In the KDC pipe kit, this is simply a globe valve without a tower or a valve wheel. They are also built in such a way that you can use them as a 3 way manifold too. In general this is a good base to build various devices, flow meters, pressure gauges, filters, etc…
These are typically used to precisely control the flow of a liquid, they contain a “globe” shaped plug on the end of a threaded shaft that can be pushed in or out to adjust the flow of the liquid. They are rarely used as shutoff valves because of how much they limit flow.
The KDC pipe kit has two versions, one with a visible shaft and shaft housing, and one with a simple valve handle.
Note: the 30cm tower ends with a 10cm compatible flange.
Don't pinch your fingers with it!
The kit comes with an assortment of frames, mounting collars and support pillars, so they can be attached to the ground, ceiling, or walls.
In general threaded rod supports are anchored only to the floor, or the ceiling (because they can bend otherwise), but for smaller pipes, wall mounting is okay.
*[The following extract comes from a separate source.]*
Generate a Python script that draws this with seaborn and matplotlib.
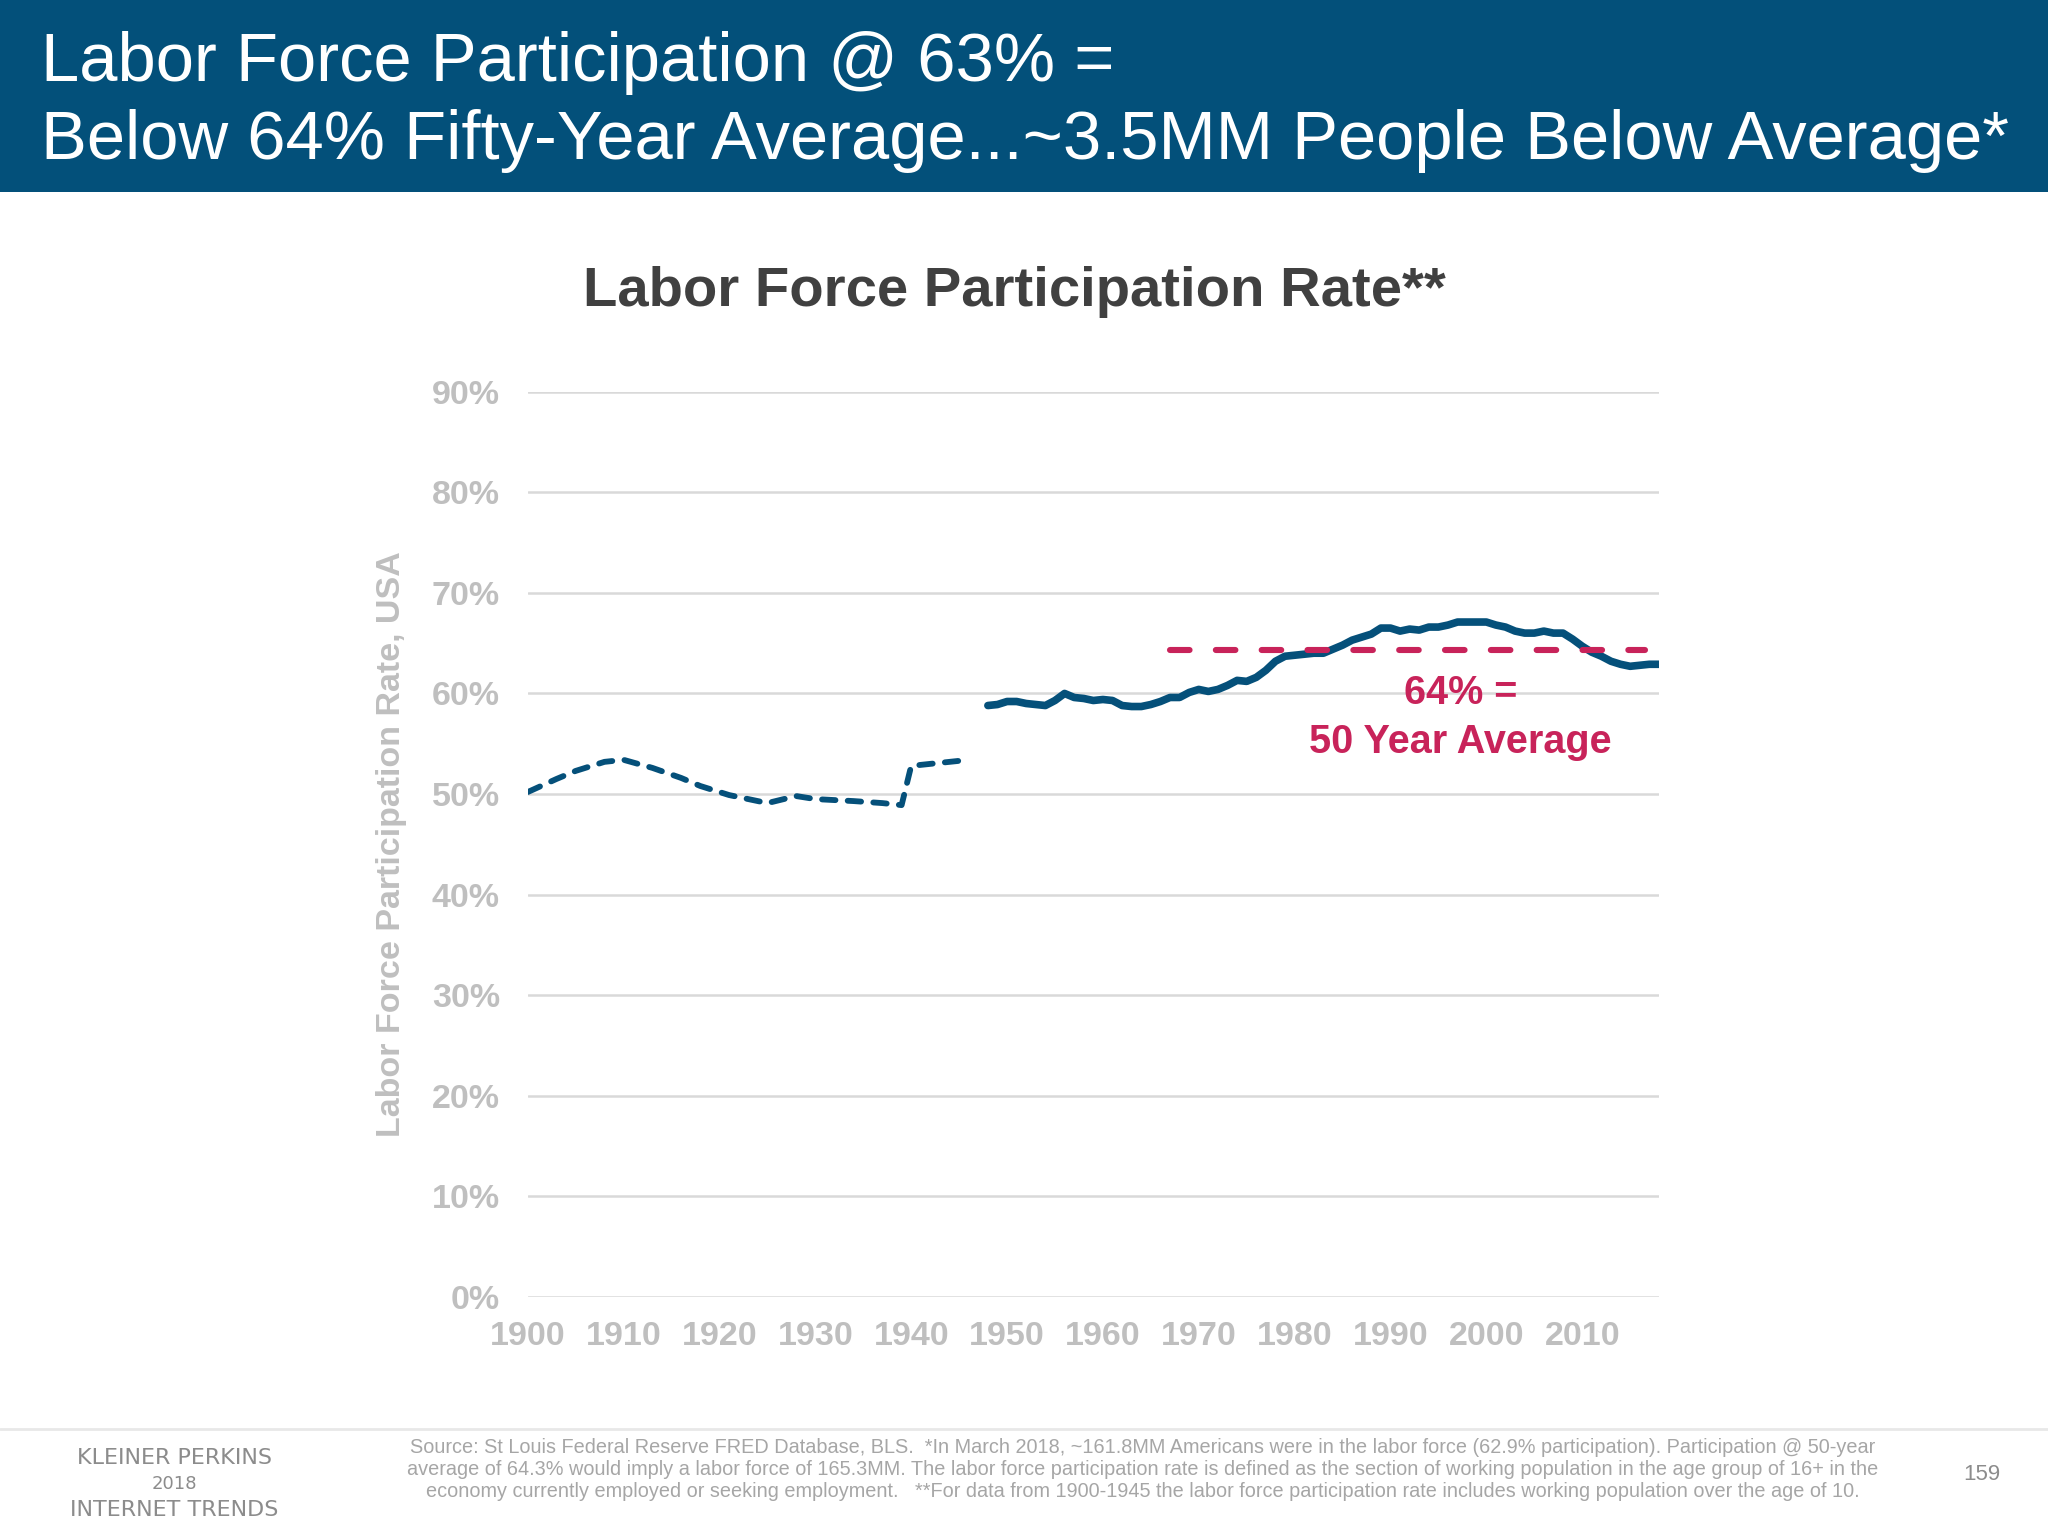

Valve wheels, shafts, gearbox.
The valves come pre-scripted by default, the scripts are always inside the valve wheel link piece (this way only the valve wheel itself is clickable).
There are two versions for each valve:
The scripts are fairly extensive and heavily commented, all the parameters are at the very top of the script, free free to experiment with them, the default values are merely suggestions.
For bug reports and feature requests, all the scripts can also be found here: https://gitlab.com/KyrahAbattoir/kdc-pipe-kit
All the scripts have this function disabled by default, but if you want to build an interactive installation with the kit, by setting MESSAGE_ENABLED to TRUE, the script will report to the root prim of the current linkset the state of the valve it controls.
Refer to the comments inside the scripts for more details.
If you plan on using multiple valves in one linkset, make sure that you give them unique names, and that each shaft/gearbox is labeled uniquely.